==== PROVIDED DATA ====

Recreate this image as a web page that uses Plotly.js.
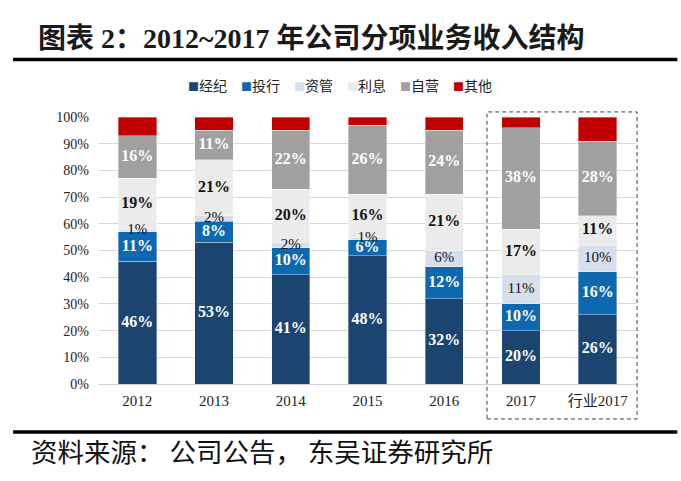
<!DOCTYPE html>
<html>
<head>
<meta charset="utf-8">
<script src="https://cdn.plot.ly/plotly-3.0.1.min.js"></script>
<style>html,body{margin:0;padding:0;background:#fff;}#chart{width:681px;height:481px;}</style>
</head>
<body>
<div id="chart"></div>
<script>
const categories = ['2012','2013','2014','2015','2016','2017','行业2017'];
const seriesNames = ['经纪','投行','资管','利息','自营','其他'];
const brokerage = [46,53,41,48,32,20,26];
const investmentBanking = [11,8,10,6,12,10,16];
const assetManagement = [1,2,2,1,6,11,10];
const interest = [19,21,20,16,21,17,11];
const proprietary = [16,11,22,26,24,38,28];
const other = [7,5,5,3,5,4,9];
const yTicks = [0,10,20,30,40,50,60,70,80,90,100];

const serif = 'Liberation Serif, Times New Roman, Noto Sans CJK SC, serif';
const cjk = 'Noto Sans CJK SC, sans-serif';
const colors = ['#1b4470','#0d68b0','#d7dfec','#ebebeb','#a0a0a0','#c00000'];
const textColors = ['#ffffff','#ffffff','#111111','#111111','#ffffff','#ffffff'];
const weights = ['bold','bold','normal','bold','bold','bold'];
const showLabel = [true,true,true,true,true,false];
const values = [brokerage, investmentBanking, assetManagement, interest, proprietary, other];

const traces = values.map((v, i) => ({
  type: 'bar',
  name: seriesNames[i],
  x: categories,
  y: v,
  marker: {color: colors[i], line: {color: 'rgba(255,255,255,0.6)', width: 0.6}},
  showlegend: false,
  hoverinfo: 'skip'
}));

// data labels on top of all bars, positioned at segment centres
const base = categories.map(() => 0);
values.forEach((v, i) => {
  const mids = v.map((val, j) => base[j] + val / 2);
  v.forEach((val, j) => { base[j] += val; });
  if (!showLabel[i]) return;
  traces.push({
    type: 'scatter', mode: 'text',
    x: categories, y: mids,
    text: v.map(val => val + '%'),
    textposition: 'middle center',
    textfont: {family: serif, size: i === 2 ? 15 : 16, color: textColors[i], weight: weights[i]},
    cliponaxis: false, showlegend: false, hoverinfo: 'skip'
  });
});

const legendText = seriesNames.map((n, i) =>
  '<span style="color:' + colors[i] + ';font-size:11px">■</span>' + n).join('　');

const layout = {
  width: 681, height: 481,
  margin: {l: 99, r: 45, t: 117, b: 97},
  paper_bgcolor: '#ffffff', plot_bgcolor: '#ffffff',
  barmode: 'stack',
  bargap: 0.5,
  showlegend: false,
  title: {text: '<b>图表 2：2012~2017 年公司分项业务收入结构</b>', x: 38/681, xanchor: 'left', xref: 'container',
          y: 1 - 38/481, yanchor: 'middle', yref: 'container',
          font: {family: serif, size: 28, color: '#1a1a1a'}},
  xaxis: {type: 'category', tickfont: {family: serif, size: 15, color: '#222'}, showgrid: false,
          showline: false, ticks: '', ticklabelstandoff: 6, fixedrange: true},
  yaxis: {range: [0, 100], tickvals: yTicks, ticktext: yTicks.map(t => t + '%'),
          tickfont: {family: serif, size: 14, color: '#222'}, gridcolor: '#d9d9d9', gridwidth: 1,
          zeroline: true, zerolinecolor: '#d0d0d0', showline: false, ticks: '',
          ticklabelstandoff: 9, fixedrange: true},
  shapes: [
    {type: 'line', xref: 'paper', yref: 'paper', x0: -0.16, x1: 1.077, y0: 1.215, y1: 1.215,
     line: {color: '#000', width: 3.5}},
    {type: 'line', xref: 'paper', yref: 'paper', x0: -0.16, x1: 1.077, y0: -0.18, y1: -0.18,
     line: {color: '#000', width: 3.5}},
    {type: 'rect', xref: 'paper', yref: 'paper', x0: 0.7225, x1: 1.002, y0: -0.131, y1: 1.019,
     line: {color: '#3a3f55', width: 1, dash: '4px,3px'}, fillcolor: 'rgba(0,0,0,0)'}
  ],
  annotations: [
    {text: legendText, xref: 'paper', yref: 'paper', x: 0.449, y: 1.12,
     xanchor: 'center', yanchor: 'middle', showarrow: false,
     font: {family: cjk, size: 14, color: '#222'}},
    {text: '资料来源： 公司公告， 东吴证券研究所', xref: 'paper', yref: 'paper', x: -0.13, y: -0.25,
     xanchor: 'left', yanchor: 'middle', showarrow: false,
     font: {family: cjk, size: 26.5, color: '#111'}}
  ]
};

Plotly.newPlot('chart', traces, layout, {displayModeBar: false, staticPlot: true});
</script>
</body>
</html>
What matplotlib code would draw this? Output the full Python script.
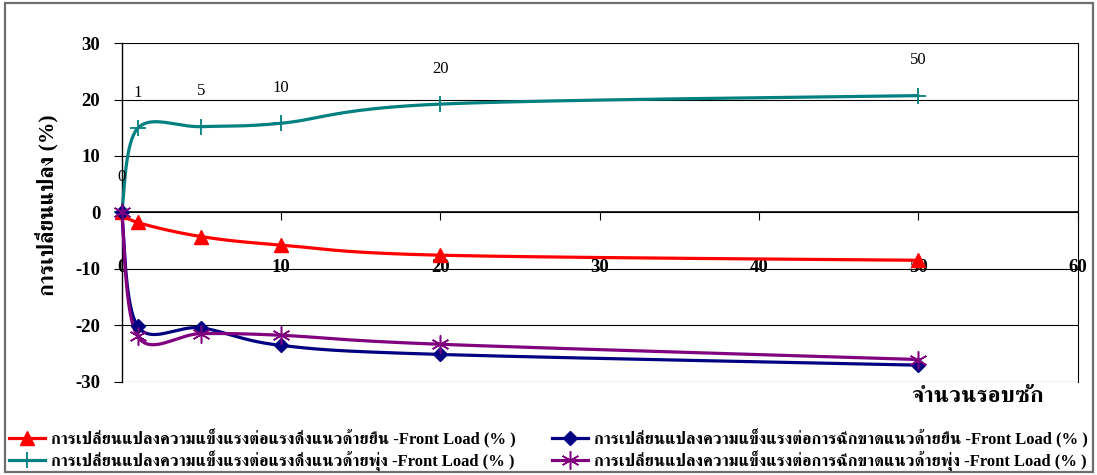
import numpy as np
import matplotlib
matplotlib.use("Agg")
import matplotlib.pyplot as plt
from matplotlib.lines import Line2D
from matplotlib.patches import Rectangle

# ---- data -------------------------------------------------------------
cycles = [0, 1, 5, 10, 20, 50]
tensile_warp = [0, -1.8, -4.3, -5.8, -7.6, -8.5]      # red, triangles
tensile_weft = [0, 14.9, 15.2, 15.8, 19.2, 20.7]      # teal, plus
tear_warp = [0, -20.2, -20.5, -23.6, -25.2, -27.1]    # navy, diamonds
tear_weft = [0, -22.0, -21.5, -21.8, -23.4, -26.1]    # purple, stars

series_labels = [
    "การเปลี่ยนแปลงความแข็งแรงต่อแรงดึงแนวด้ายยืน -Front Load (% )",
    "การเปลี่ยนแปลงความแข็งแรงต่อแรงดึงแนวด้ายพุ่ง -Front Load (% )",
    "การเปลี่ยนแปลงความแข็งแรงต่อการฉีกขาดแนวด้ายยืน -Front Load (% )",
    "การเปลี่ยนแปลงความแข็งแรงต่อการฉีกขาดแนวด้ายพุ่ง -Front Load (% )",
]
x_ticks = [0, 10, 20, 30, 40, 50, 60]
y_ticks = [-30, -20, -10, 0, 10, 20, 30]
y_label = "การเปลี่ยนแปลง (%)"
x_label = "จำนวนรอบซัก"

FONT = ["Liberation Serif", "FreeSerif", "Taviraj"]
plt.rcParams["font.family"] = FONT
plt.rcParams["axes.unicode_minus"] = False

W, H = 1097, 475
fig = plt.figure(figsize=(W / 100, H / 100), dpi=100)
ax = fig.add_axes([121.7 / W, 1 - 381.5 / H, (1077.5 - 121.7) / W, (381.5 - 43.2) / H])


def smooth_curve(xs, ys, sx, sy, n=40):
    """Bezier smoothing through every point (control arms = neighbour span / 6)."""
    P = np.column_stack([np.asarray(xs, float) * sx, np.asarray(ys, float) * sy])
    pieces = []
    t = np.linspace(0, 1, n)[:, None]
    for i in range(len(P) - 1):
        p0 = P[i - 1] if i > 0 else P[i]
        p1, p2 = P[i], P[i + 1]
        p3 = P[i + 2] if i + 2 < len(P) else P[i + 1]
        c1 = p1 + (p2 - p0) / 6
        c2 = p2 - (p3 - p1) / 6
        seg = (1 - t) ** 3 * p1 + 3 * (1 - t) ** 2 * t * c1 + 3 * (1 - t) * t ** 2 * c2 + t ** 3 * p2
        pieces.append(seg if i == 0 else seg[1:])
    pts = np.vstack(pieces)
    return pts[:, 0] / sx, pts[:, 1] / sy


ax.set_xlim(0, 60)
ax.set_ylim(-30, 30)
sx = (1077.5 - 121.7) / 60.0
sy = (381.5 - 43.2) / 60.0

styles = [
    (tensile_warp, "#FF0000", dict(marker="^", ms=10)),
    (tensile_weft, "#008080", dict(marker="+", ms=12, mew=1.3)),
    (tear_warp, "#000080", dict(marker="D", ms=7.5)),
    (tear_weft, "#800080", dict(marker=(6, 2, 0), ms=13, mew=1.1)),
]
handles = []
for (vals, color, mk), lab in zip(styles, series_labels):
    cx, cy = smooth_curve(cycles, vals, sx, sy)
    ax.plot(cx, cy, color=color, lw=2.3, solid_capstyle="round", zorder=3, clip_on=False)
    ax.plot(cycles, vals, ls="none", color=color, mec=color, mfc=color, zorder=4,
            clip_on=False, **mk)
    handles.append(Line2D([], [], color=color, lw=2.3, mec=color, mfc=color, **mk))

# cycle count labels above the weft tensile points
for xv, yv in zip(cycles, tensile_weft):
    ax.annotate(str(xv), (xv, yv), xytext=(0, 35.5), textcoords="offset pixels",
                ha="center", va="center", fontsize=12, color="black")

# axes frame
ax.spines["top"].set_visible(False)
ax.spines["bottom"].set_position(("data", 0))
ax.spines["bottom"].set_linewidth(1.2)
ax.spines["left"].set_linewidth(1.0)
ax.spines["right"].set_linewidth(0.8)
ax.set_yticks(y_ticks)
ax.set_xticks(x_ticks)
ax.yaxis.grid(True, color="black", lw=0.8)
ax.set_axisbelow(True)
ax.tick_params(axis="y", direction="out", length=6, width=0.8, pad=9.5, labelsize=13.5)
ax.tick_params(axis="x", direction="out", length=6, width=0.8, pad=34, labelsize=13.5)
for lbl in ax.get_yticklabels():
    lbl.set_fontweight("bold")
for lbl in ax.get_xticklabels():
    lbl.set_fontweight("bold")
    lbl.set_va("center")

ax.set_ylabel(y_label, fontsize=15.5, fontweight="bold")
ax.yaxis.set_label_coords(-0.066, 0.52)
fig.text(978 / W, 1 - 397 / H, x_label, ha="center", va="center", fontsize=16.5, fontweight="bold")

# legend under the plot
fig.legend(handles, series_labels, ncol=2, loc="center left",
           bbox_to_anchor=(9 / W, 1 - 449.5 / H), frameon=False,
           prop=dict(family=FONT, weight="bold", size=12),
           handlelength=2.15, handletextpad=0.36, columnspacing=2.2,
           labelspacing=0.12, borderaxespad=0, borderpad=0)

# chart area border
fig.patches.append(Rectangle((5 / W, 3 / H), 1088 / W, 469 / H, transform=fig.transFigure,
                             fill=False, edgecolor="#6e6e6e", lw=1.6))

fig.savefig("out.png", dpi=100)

====

• [STATED EXERCISE]:
Restate, line by line and word for word, everything from the top of the material through the line that contains "const yTicks = [0,10,20,30,40,50,60,70,80,90,100];". Leave pictures out.

• [PROBLEM SOLUTION]:
Recreate this image as a web page that uses Plotly.js.
<!DOCTYPE html>
<html>
<head>
<meta charset="utf-8">
<script src="https://cdn.plot.ly/plotly-3.0.1.min.js"></script>
<style>html,body{margin:0;padding:0;background:#fff;}#chart{width:681px;height:481px;}</style>
</head>
<body>
<div id="chart"></div>
<script>
const categories = ['2012','2013','2014','2015','2016','2017','行业2017'];
const seriesNames = ['经纪','投行','资管','利息','自营','其他'];
const brokerage = [46,53,41,48,32,20,26];
const investmentBanking = [11,8,10,6,12,10,16];
const assetManagement = [1,2,2,1,6,11,10];
const interest = [19,21,20,16,21,17,11];
const proprietary = [16,11,22,26,24,38,28];
const other = [7,5,5,3,5,4,9];
const yTicks = [0,10,20,30,40,50,60,70,80,90,100];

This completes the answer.